#### DATASET CONTENT

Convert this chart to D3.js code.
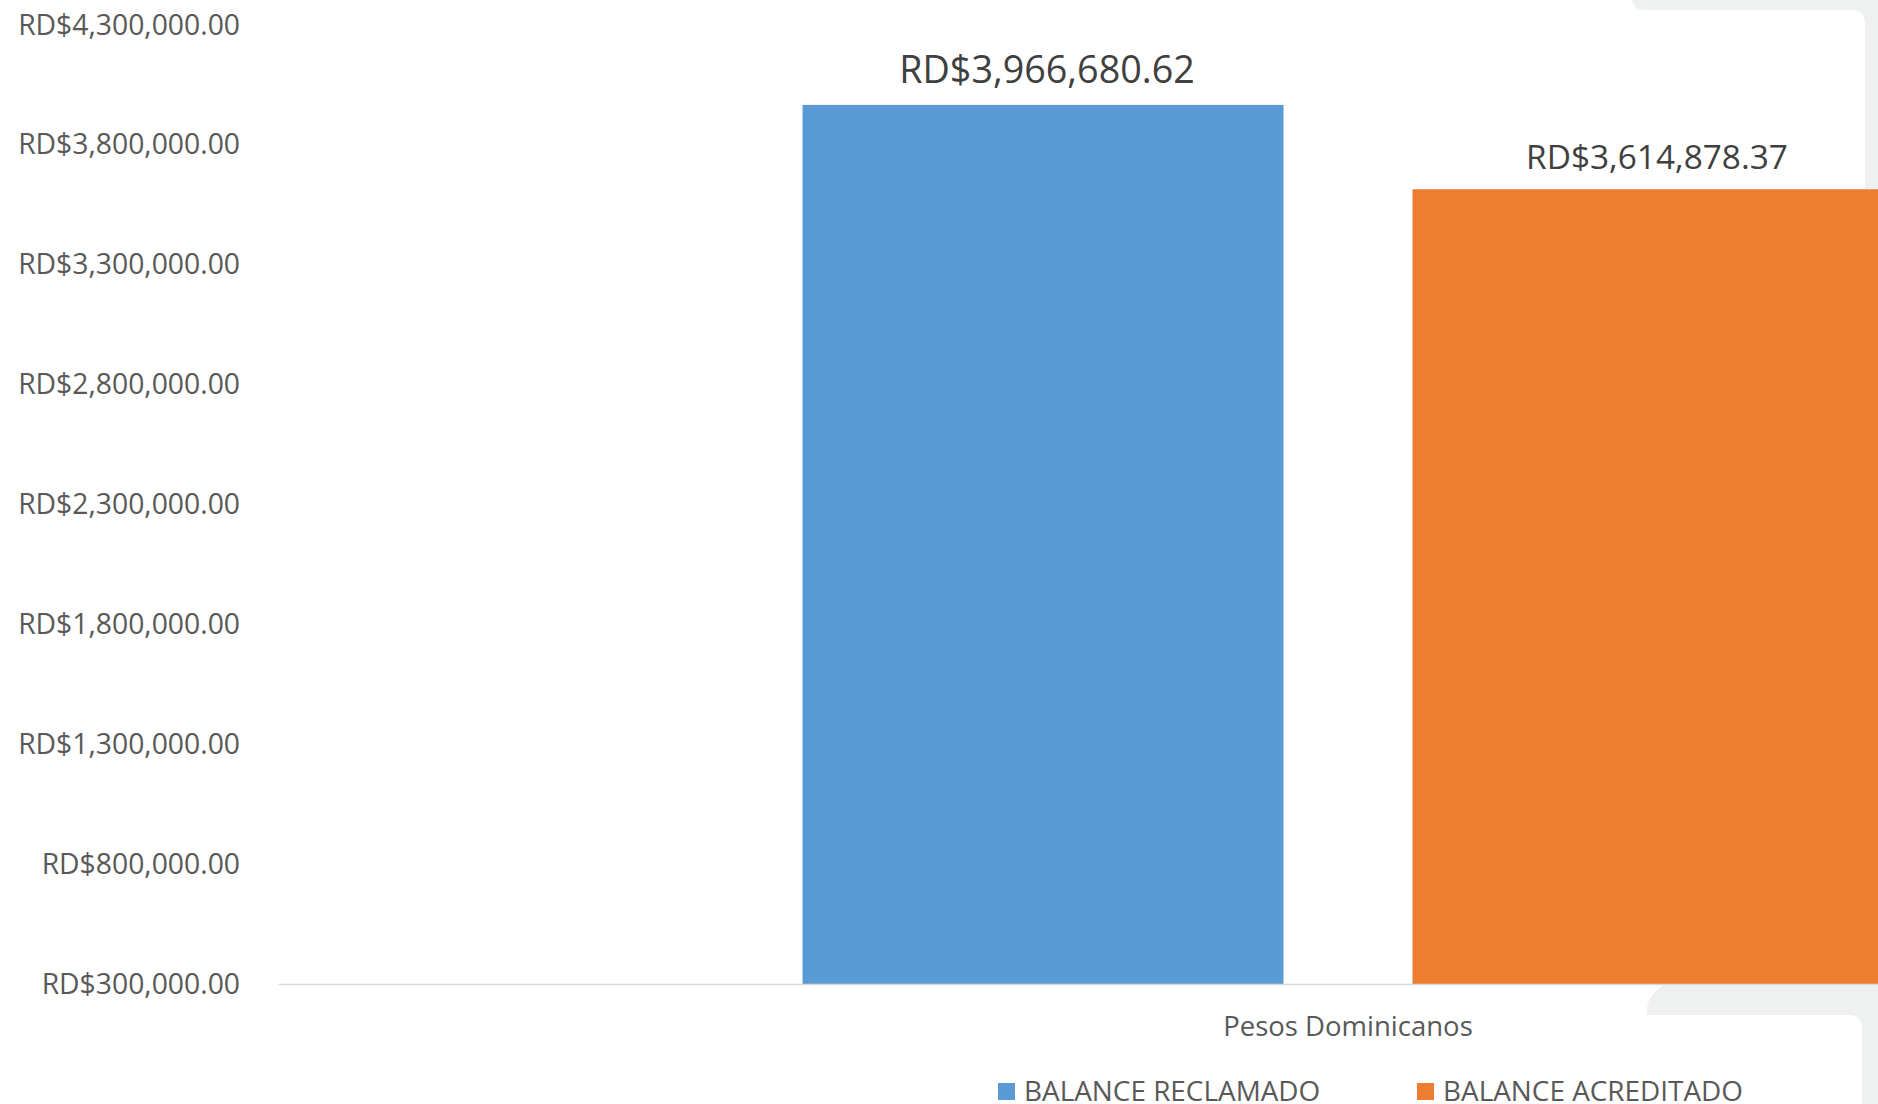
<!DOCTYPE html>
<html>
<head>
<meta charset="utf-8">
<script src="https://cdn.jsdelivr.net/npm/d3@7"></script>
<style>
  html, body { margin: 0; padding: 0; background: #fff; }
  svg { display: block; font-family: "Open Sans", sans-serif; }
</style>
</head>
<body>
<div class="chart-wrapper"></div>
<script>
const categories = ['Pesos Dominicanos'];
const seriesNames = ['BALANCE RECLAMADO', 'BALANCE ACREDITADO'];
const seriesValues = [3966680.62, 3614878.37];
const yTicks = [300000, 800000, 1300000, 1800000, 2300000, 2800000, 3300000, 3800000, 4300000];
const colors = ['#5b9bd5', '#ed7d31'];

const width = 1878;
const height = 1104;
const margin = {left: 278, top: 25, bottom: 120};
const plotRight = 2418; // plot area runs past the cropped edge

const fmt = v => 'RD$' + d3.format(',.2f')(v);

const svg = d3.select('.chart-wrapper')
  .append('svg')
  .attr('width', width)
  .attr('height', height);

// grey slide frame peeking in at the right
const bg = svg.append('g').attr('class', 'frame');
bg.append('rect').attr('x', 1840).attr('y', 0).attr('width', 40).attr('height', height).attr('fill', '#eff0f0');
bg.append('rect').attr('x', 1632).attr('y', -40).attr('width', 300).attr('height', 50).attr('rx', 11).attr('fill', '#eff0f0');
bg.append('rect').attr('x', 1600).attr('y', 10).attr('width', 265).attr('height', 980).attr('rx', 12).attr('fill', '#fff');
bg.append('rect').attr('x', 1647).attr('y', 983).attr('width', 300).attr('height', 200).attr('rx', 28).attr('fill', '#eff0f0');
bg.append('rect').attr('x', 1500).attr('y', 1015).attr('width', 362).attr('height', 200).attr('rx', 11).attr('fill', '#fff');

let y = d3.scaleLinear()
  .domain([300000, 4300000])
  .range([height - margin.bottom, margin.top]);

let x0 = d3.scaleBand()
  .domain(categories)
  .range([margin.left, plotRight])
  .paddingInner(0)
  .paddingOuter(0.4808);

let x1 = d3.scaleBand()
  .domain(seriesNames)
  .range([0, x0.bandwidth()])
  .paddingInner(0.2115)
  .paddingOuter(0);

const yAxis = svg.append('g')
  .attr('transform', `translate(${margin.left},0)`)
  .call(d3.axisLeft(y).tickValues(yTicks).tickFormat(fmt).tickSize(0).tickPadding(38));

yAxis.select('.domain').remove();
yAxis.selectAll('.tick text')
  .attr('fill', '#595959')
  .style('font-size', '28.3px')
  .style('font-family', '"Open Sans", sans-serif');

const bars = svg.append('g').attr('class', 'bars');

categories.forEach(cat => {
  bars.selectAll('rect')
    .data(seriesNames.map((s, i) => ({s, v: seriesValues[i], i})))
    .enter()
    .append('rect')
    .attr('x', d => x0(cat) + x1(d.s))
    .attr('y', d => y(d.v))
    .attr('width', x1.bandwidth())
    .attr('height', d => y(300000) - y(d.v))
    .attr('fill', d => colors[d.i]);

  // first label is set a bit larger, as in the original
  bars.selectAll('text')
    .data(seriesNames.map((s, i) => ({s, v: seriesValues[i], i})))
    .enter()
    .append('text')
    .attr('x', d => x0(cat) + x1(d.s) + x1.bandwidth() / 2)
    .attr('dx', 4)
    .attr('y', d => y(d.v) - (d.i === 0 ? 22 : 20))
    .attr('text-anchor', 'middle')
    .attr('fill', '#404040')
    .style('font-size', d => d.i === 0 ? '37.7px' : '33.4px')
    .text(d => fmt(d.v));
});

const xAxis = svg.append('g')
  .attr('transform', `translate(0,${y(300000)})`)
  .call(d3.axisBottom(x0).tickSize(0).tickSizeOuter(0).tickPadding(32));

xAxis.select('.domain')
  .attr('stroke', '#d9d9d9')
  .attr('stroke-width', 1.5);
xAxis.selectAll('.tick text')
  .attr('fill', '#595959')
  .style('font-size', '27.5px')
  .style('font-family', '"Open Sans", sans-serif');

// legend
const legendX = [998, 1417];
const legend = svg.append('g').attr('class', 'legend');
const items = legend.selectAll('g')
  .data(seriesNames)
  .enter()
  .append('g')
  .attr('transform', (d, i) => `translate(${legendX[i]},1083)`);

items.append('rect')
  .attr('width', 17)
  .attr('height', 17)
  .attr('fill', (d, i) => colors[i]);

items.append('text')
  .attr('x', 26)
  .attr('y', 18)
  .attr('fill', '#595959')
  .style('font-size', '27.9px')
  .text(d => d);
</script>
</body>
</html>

########

> WORK REQUIRED
Omit pictures; set down the rest of the material word for word.

> THE RESPONSE
Convert this chart to D3.js code.
<!DOCTYPE html>
<html>
<head>
<meta charset="utf-8">
<script src="https://cdn.jsdelivr.net/npm/d3@7"></script>
<style>
  html, body { margin: 0; padding: 0; background: #fff; }
  svg { display: block; font-family: "Open Sans", sans-serif; }
</style>
</head>
<body>
<div class="chart-wrapper"></div>
<script>
const categories = ['Pesos Dominicanos'];
const seriesNames = ['BALANCE RECLAMADO', 'BALANCE ACREDITADO'];
const seriesValues = [3966680.62, 3614878.37];
const yTicks = [300000, 800000, 1300000, 1800000, 2300000, 2800000, 3300000, 3800000, 4300000];
const colors = ['#5b9bd5', '#ed7d31'];

const width = 1878;
const height = 1104;
const margin = {left: 278, top: 25, bottom: 120};
const plotRight = 2418; // plot area runs past the cropped edge

const fmt = v => 'RD$' + d3.format(',.2f')(v);

const svg = d3.select('.chart-wrapper')
  .append('svg')
  .attr('width', width)
  .attr('height', height);

// grey slide frame peeking in at the right
const bg = svg.append('g').attr('class', 'frame');
bg.append('rect').attr('x', 1840).attr('y', 0).attr('width', 40).attr('height', height).attr('fill', '#eff0f0');
bg.append('rect').attr('x', 1632).attr('y', -40).attr('width', 300).attr('height', 50).attr('rx', 11).attr('fill', '#eff0f0');
bg.append('rect').attr('x', 1600).attr('y', 10).attr('width', 265).attr('height', 980).attr('rx', 12).attr('fill', '#fff');
bg.append('rect').attr('x', 1647).attr('y', 983).attr('width', 300).attr('height', 200).attr('rx', 28).attr('fill', '#eff0f0');
bg.append('rect').attr('x', 1500).attr('y', 1015).attr('width', 362).attr('height', 200).attr('rx', 11).attr('fill', '#fff');

let y = d3.scaleLinear()
  .domain([300000, 4300000])
  .range([height - margin.bottom, margin.top]);

let x0 = d3.scaleBand()
  .domain(categories)
  .range([margin.left, plotRight])
  .paddingInner(0)
  .paddingOuter(0.4808);

let x1 = d3.scaleBand()
  .domain(seriesNames)
  .range([0, x0.bandwidth()])
  .paddingInner(0.2115)
  .paddingOuter(0);

const yAxis = svg.append('g')
  .attr('transform', `translate(${margin.left},0)`)
  .call(d3.axisLeft(y).tickValues(yTicks).tickFormat(fmt).tickSize(0).tickPadding(38));

yAxis.select('.domain').remove();
yAxis.selectAll('.tick text')
  .attr('fill', '#595959')
  .style('font-size', '28.3px')
  .style('font-family', '"Open Sans", sans-serif');

const bars = svg.append('g').attr('class', 'bars');

categories.forEach(cat => {
  bars.selectAll('rect')
    .data(seriesNames.map((s, i) => ({s, v: seriesValues[i], i})))
    .enter()
    .append('rect')
    .attr('x', d => x0(cat) + x1(d.s))
    .attr('y', d => y(d.v))
    .attr('width', x1.bandwidth())
    .attr('height', d => y(300000) - y(d.v))
    .attr('fill', d => colors[d.i]);

  // first label is set a bit larger, as in the original
  bars.selectAll('text')
    .data(seriesNames.map((s, i) => ({s, v: seriesValues[i], i})))
    .enter()
    .append('text')
    .attr('x', d => x0(cat) + x1(d.s) + x1.bandwidth() / 2)
    .attr('dx', 4)
    .attr('y', d => y(d.v) - (d.i === 0 ? 22 : 20))
    .attr('text-anchor', 'middle')
    .attr('fill', '#404040')
    .style('font-size', d => d.i === 0 ? '37.7px' : '33.4px')
    .text(d => fmt(d.v));
});

const xAxis = svg.append('g')
  .attr('transform', `translate(0,${y(300000)})`)
  .call(d3.axisBottom(x0).tickSize(0).tickSizeOuter(0).tickPadding(32));

xAxis.select('.domain')
  .attr('stroke', '#d9d9d9')
  .attr('stroke-width', 1.5);
xAxis.selectAll('.tick text')
  .attr('fill', '#595959')
  .style('font-size', '27.5px')
  .style('font-family', '"Open Sans", sans-serif');

// legend
const legendX = [998, 1417];
const legend = svg.append('g').attr('class', 'legend');
const items = legend.selectAll('g')
  .data(seriesNames)
  .enter()
  .append('g')
  .attr('transform', (d, i) => `translate(${legendX[i]},1083)`);

items.append('rect')
  .attr('width', 17)
  .attr('height', 17)
  .attr('fill', (d, i) => colors[i]);

items.append('text')
  .attr('x', 26)
  .attr('y', 18)
  .attr('fill', '#595959')
  .style('font-size', '27.9px')
  .text(d => d);
</script>
</body>
</html>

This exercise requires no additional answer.